4 Cylinder Models

Alvis in the 1930's

Alvis’ reputation was made in the 1920s with the 12/50, a rugged four cylinder “light car” of advanced conventional design and superior performance, construction and finish. The same basic chassis, engine and running gear were developed to address various segments of the high quality light car market with coachwork ranging from 2-seater sports to formal 6-light saloons from a small number of contract suppliers. The early six cylinder cars followed a similar pattern until 1932, which for Alvis marked the watershed between the fundamentally Vintage designs and those which carried the company through the rest of the decade.

Alvis did not concentrate on one segment of the quality car market but continued to produce models ranging from medium sized saloons and tourers with economical four cylinder engines through slightly larger six cylinder cars to high performance sporting models with larger six cylinder engines. Generally three body styles were offered in each range: an open tourer, a drophead coupé and a saloon, all outsourced from contract suppliers. The company was able to bring out such a wide variety of cars produced in relatively small numbers without going bankrupt by adopting a ‘parts bin’ approach to manufacture whereby many mechanical components were common to different models. Engines, gearboxes, rear axles and brakes appeared with minimal or no changes across quite different cars. Four and six cylinder engines shared common components and design features, the same rear axle might contain different final drive ratios and so on. A high proportion of the mechanical parts were made by Alvis themselves. Later, as the 1930s drew to a close, some models began to display more ‘bought-in’ assemblies to keep Alvis competitive in some keenly fought sectors. No doubt the glamour and prestige of the more spectacular models helped to sell the rather more mundane vehicles built from many of the same parts. To quote David Scott-Moncrieff in “The Thoroughbred Motor Car 1930-40” (1963), “Above all, the soundness of their products enabled this small firm to continue selling in that most uncertain of markets – that for luxury and sports cars, where so many others had failed".

The Four Cylinder Cars

Alvis came into the 1930s with the four cylinder 12/50 and 12/60 cars, plus the six cylinder Silver Eagle models, little changed from the later 1920s. The first new designs in both ranges appeared in 1932 and were developed for the rest of the decade.
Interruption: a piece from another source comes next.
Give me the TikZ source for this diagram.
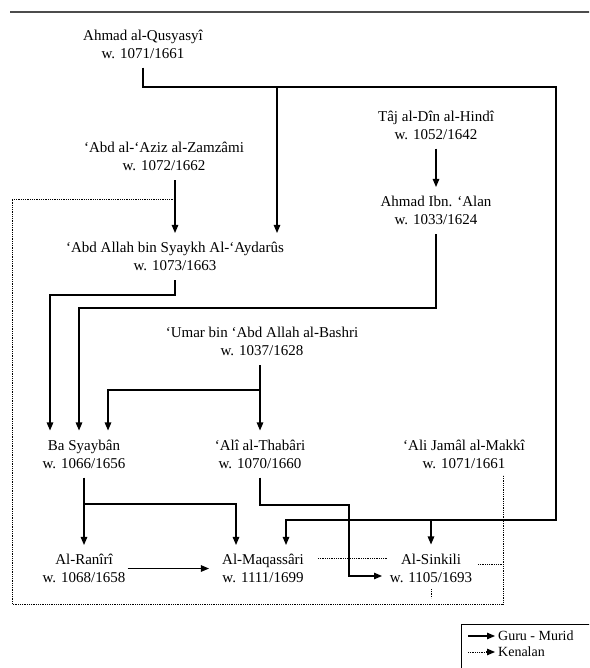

Three models, the Firefly (1932 – 1934), Firebird (1934 – 1936) and 12/70 (1937 – 1940) comprised the four cylinder Alvises of the ‘30s, though the first two were of very similar design. Each was offered in three basic body types: saloon, drophead coupé and open tourer, with saloons accounting for most of the sales. A smattering carried special one-off or short series coachwork. These were not inexpensive cars with saloon prices ranging from £435 to £510 when an average working man might earn £200 per annum.  Top speeds were in the range 70 – 80 mph, well above those of the average mass-produced cars of the era, most of which would struggle to exceed 50 mph. Alvis made a total of 2,077 of these three models, whilst a total of 3,603 of the contemporary six cylinder cars were produced, covering no fewer than ten models.